Yeah, one line…one line to do it!  And holy cow did that thing run so much faster!! It was only slightly slower than generating a CSV. And we still had an XLSX sheet so we didn't have to deal with explaining to people why one was "different". The only draw back was the header row sucked because it just used whatever the field names were from the CFQUERY tag. So I decided to try a little experiment to see if I could fix the header without going back to the issue we had before.

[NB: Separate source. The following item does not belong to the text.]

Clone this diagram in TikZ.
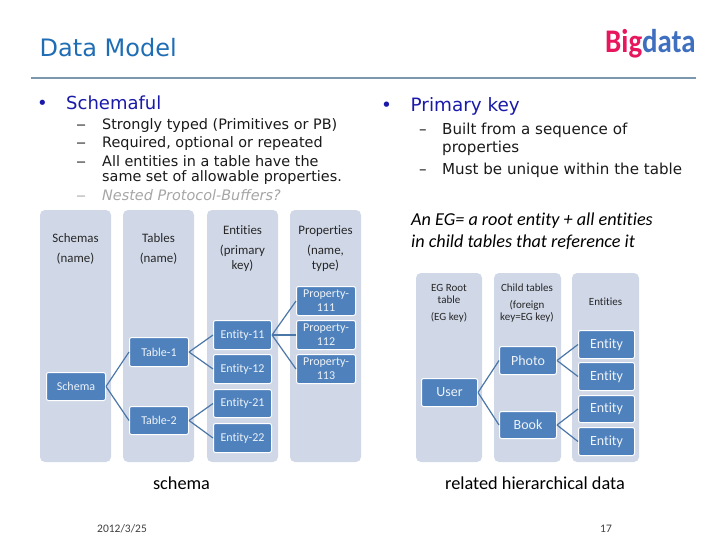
\documentclass[tikz,border=0pt]{standalone}
\usepackage{fontspec}
\setmainfont{DejaVu Sans}
\newfontfamily\calfont[Ligatures=CommonOff]{Carlito}
\definecolor{panelc}{HTML}{D0D8E8}
\definecolor{nodec}{HTML}{4F81BD}
\definecolor{linkc}{HTML}{4A76A8}
\definecolor{titlec}{HTML}{1F6DB5}
\definecolor{headc}{HTML}{1A1AAA}
\definecolor{rulec}{HTML}{7A97AE}
\definecolor{bodyc}{HTML}{1A1A1A}
\definecolor{greyc}{HTML}{A6A6A6}
\definecolor{pinkc}{HTML}{E8175D}
\definecolor{bluec}{HTML}{3F6FBF}
\tikzset{
 x=1pt,y=-1pt,
 panel/.style={fill=panelc,draw=none,rounded corners=5pt},
 boxn/.style={fill=nodec,draw=white,line width=1pt,rounded corners=2pt,inner sep=0pt},
 linkl/.style={draw=linkc,line width=1.2pt},
 txt/.style={anchor=base west,inner sep=0pt,font=\fontsize{14.4}{16}\selectfont,text=bodyc},
 txtr/.style={anchor=base west,inner sep=0pt,font=\fontsize{15.1}{16}\selectfont,text=bodyc},
 headt/.style={anchor=base west,inner sep=0pt,font=\fontsize{18}{20}\selectfont,text=headc},
 capt/.style={anchor=base,inner sep=0pt,font=\calfont\fontsize{18.3}{21}\selectfont,text=black},
 lab/.style={anchor=base,inner sep=0pt,align=center,font=\calfont\fontsize{12.9}{14.5}\selectfont,text=black!85},
 labs/.style={anchor=base,inner sep=0pt,align=center,font=\calfont\fontsize{11}{12.5}\selectfont,text=black!85},
 wlab/.style={text=white!90!nodec,align=center,font=\calfont\fontsize{12}{14}\selectfont},
 wlabb/.style={text=white!90!nodec,align=center,font=\calfont\fontsize{14}{16}\selectfont},
 egline/.style={anchor=base west,inner sep=0pt,font=\calfont\itshape\fontsize{18.2}{20}\selectfont,text=black},
}
\newcommand{\boxat}[6]{\node[boxn,#6,minimum width=#4 pt-#2 pt,minimum height=#5 pt-#3 pt,anchor=north west] (#1) at (#2,#3) {};}
\newcommand{\longdash}{\scalebox{1.4}[1]{–}}
\begin{document}
\begin{tikzpicture}
\useasboundingbox (0,0) rectangle (728,546);
\fill[white] (0,0) rectangle (728,546);
% header
\node[anchor=base west,inner sep=0pt,font=\fontsize{24}{28}\selectfont,text=titlec] (title) at (39.5,56) {Data Model};
\node[anchor=base west,inner sep=0pt,font=\calfont\bfseries\fontsize{33}{33}\selectfont] (logo) at (605,52) {\scalebox{0.875}[1]{\textcolor{pinkc}{Big}\textcolor{bluec}{data}}};
\coordinate (ra) at (31,78); \coordinate (rb) at (696,78);
\draw[rulec,line width=1.5pt] (ra) -- (rb);
% left text
\node[headt] (b1) at (37,109) {•};
\node[headt] (h1) at (66,109) {Schemaful};
\node[txt] (d1) at (76,129) {\longdash}; \node[txt] (t1) at (102,129) {Strongly typed (Primitives or PB)};
\node[txt] (d2) at (76,147) {\longdash}; \node[txt] (t2) at (102,147) {Required, optional or repeated};
\node[txt] (d3) at (76,166) {\longdash}; \node[txt] (t3) at (102,166) {All entities in a table have the};
\node[txt] (t3b) at (102,181) {same set of allowable properties.};
\node[txt,text=greyc] (d4) at (76,200) {\longdash}; \node[txt,text=greyc,font=\fontsize{14.4}{16}\selectfont\itshape] (t4) at (102,200) {Nested Protocol-Buffers?};
% right text
\node[headt,font=\fontsize{18.4}{20}\selectfont] (b2) at (381,111) {•};
\node[headt,font=\fontsize{18.4}{20}\selectfont] (h2) at (410.5,111) {Primary key};
\node[txtr] (d5) at (419,134) {–}; \node[txtr] (t5) at (442,134) {Built from a sequence of};
\node[txtr] (t5b) at (442,152) {properties};
\node[txtr] (d6) at (419,174) {–}; \node[txtr] (t6) at (442,174) {Must be unique within the table};
\node[egline] (e1) at (411,225) {An EG= a root entity + all entities};
\node[egline] (e2) at (411,247) {in child tables that reference it};
% panels left
\fill[panel] (40,210) rectangle (111,462);
\fill[panel] (123,210) rectangle (194,462);
\fill[panel] (207,210) rectangle (278,462);
\fill[panel] (290,210) rectangle (361,462);
\node[lab] (l1) at (75.5,242) {Schemas}; \node[lab] (l1b) at (75.5,262) {(name)};
\node[lab] (l2) at (158.5,242) {Tables}; \node[lab] (l2b) at (158.5,262) {(name)};
\node[lab] (l3) at (242.5,234) {Entities}; \node[lab] (l3b) at (242.5,254) {(primary}; \node[lab] (l3c) at (242.5,269) {key)};
\node[lab] (l4) at (325.5,234) {Properties}; \node[lab] (l4b) at (325.5,254) {(name,}; \node[lab] (l4c) at (325.5,269) {type)};
% panels right
\fill[panel] (416,273) rectangle (482,462);
\fill[panel] (494,273) rectangle (561,462);
\fill[panel] (572,273) rectangle (639,462);
\node[labs] (r1) at (449,291) {EG Root}; \node[labs] (r1b) at (449,303) {table}; \node[labs] (r1c) at (449,320) {(EG key)};
\node[labs] (r2) at (527,291) {Child tables}; \node[labs] (r2b) at (527,308) {(foreign}; \node[labs] (r2c) at (527,320) {key=EG key)};
\node[labs] (r3) at (605.5,305) {Entities};
% boxes left
\boxat{sch}{46}{372}{105}{400}{}
\boxat{ta}{129}{337}{188}{366}{}
\boxat{tb}{129}{406}{188}{434}{}
\boxat{e11}{213}{320}{271}{349}{}
\boxat{e12}{213}{354}{271}{383}{}
\boxat{e21}{213}{389}{271}{417}{}
\boxat{e22}{213}{423}{271}{452}{}
\boxat{p1}{296}{286}{355}{315}{}
\boxat{p2}{296}{320}{355}{349}{}
\boxat{p3}{296}{354}{355}{383}{}
\node[wlab] at (sch) {Schema}; \node[wlab] at (ta) {Table-1}; \node[wlab] at (tb) {Table-2};
\node[wlab] at (e11) {Entity-11}; \node[wlab] at (e12) {Entity-12};
\node[wlab] at (e21) {Entity-21}; \node[wlab] at (e22) {Entity-22};
\node[wlab] at (p1) {Property-\\111}; \node[wlab] at (p2) {Property-\\112}; \node[wlab] at (p3) {Property-\\113};
\draw[linkl] (sch.east) -- (ta.west); \draw[linkl] (sch.east) -- (tb.west);
\draw[linkl] (ta.east) -- (e11.west); \draw[linkl] (ta.east) -- (e12.west);
\draw[linkl] (tb.east) -- (e21.west); \draw[linkl] (tb.east) -- (e22.west);
\draw[linkl] (e11.east) -- (p1.west); \draw[linkl] (e11.east) -- (p2.west); \draw[linkl] (e11.east) -- (p3.west);
% boxes right
\boxat{usr}{421}{378}{477}{406}{}
\boxat{pho}{499}{346}{556}{374}{}
\boxat{bok}{499}{411}{556}{438}{}
\boxat{en1}{578}{330}{634}{358}{}
\boxat{en2}{578}{362}{634}{390}{}
\boxat{en3}{578}{395}{634}{422}{}
\boxat{en4}{578}{427}{634}{455}{}
\node[wlabb] at (usr) {User}; \node[wlabb] at (pho) {Photo}; \node[wlabb] at (bok) {Book};
\node[wlabb] at (en1) {Entity}; \node[wlabb] at (en2) {Entity}; \node[wlabb] at (en3) {Entity}; \node[wlabb] at (en4) {Entity};
\draw[linkl] (usr.east) -- (pho.west); \draw[linkl] (usr.east) -- (bok.west);
\draw[linkl] (pho.east) -- (en1.west); \draw[linkl] (pho.east) -- (en2.west);
\draw[linkl] (bok.east) -- (en3.west); \draw[linkl] (bok.east) -- (en4.west);
% captions
\node[capt] (c1) at (181.5,489) {schema};
\node[capt] (c2) at (535,489) {related hierarchical data};
\node[anchor=base west,inner sep=0pt,font=\calfont\fontsize{11.5}{14}\selectfont,text=black!75] (date) at (97,532) {2012/3/25};
\node[anchor=base,inner sep=0pt,font=\calfont\fontsize{11.5}{14}\selectfont,text=black!75] (num) at (606,532) {17};
\end{tikzpicture}
\end{document}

<cfspreadsheet action="write" filename="#fullFilePath#" query="qListContents" sheetname="#sheetName#" overwrite="true"  />
<cfspreadsheet action="read" src="#fullFilePath#" name="oSpreadSheet"  />

<!--- format the column headers --->
<cfset SpreadsheetDeleteRow(oSpreadsheet, 1) />
<cfset sCellFormatting = StructNew() />
<cfset sCellFormatting.bold = "true" />
<cfset sCellFormatting.bottomborder = "thin" />
<cfset sCellFormatting.bottombordercolor = "black" />
<cfset sCellFormatting.fgcolor = "light_yellow" />
<cfset SpreadsheetAddRow(oSpreadsheet, headers, 1, 1, false) />

<cfset SpreadsheetFormatCellRange(oSpreadsheet, sCellFormatting, 1, 1, 1, ListLen(headers)) />
<cfspreadsheet action="write" filename="#fullFilePath#" name="oSpreadsheet" sheetname="#sheetName#" overwrite="true" />

It adds another maybe 30 seconds of processing time, but it works! Our users get the consistent results they expect, our server isn't being vampired dry, and we learned two new tricks this week that may help us greatly improve other spreadsheet generating areas of our applications.